What role would the Earth Defender Mothra have when this Godzilla is already so heroic?  Maybe Goji develops a taste for surface life and begins to menace the Pacific, raiding nuclear sites.  I'm hoping by the next movie, humanity has soured on Godzilla and he resumes his role as nuclear hell beast.

MUTO MADNESS

I was a little nervous having seen the MUTO toys prior to the movie and I still think that they look a little too 90's Gamera but I was happy that they at least possessed some interesting and believable behaviors. I found it particularly interesting that the monsters were literally eating anything radioactive that they could find, cracking open nuclear subs like peanuts to get at the reactor cores. In fact, I wish Godzilla would have possessed some more of those qualities in the movie.  It is stated that he feeds on radiation although he shows not evidence of this in the movie.  In retrospect it kind of irks me that all of the cool ominous things that characters said in the ads and trailers were actually about the MUTOs and not Godzilla.  The MUTOs and their attempts to feed and breed are actually what drives the story, Godzilla really only reacts.
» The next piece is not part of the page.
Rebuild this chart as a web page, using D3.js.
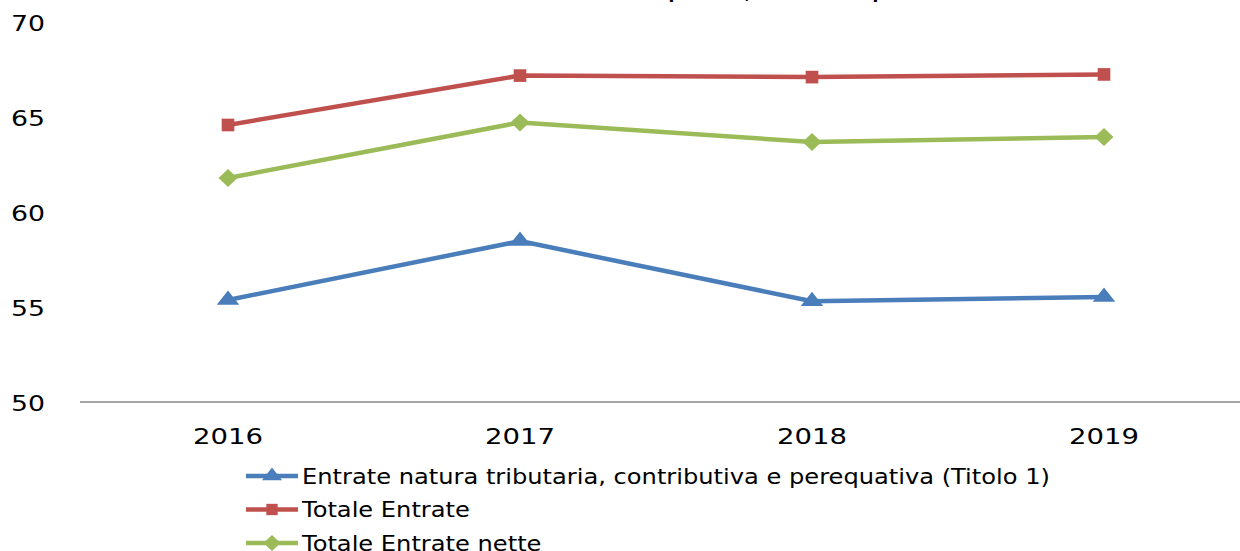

SCREW YOU GUYS, I'M GOING HOME

While I'm quite happy with the new design, which is recognizably Godzilla (particularly the exquisite angry-looking face) I do think that this Godzilla is a little too chunky for my liking.  Not that any of the Japanese Godzilla's were ever exactly svelte. Godzilla has a long history of blegs, canckles, puckered knees, and the Giant Monsters All Out Attack Godzilla even had a distinct potbelly. This new Godzilla is a bit top-heavy and he lacks the upper body muscularity that became a feature of the character from the 1990's on.  This new Godzilla is a bit too whale-like for his own good.  I hope to see a leaner and meaner Godzilla in the next movie.

IN CONCLUSION

Despite my nitpicks, I am very happy to finally have such an awesome and well-received Godzilla movie and happy for the prospects of an even better sequel in the near future.  Kaiju movies are few and far between.  That is especially so for Godzilla movies.  Ones that are actually good are even more rare.